Second, we must operationalize the principle of “move people, not vehicles.” This means reallocating road space. Dedicated, protected lanes for non-diesel, non-gasoline vehicles, including e-bikes, e-trikes, and e-quads, should be standard features of major arterials. These lanes are far easier and cheaper to implement than flyovers or road widening.
Third, public transport must finally be treated as system infrastructure, not charity. Bus rapid transit-style corridors—what we currently call the bus carousel—should be extended to Commonwealth, Quezon Avenue, Marcos Highway, Aurora, Ramon Magsaysay, Ayala, Puyat, and the radial and circumferential roads. This expansion must be synchronized with proper last-mile connectivity using LEVs.

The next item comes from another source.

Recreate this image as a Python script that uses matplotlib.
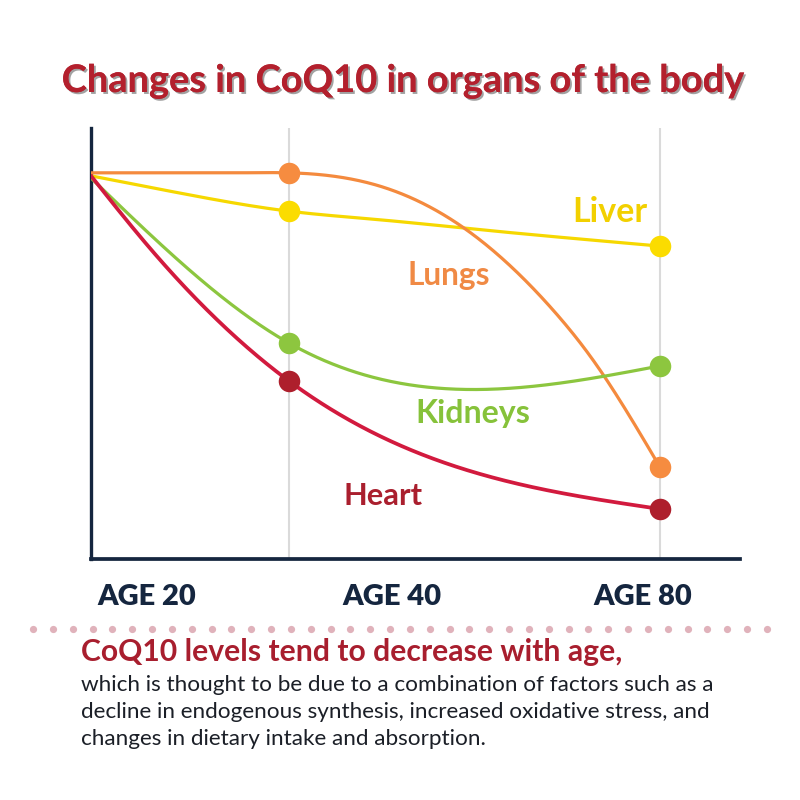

Fourth, governance must be multilevel and collaborative. Local governments understand terrain, density, and trip patterns. They should be empowered to regulate LEVs within national safety frameworks, not overruled by sudden national edicts.
Finally, reform must acknowledge political economy. As Robert Klitgaard reminds us, monopoly plus discretion minus accountability equals corruption. Until licensing and enforcement systems are transparent, automated, and scaled appropriately, new regulatory burdens will only deepen mistrust.
The RTD this morning asks us to imagine governance regimes that support innovation and long-term transformation. That transformation will not come from bans and press releases. It will come from street-level realism, institutional humility, and the courage to redesign road space around the daily lives of ordinary Filipinos.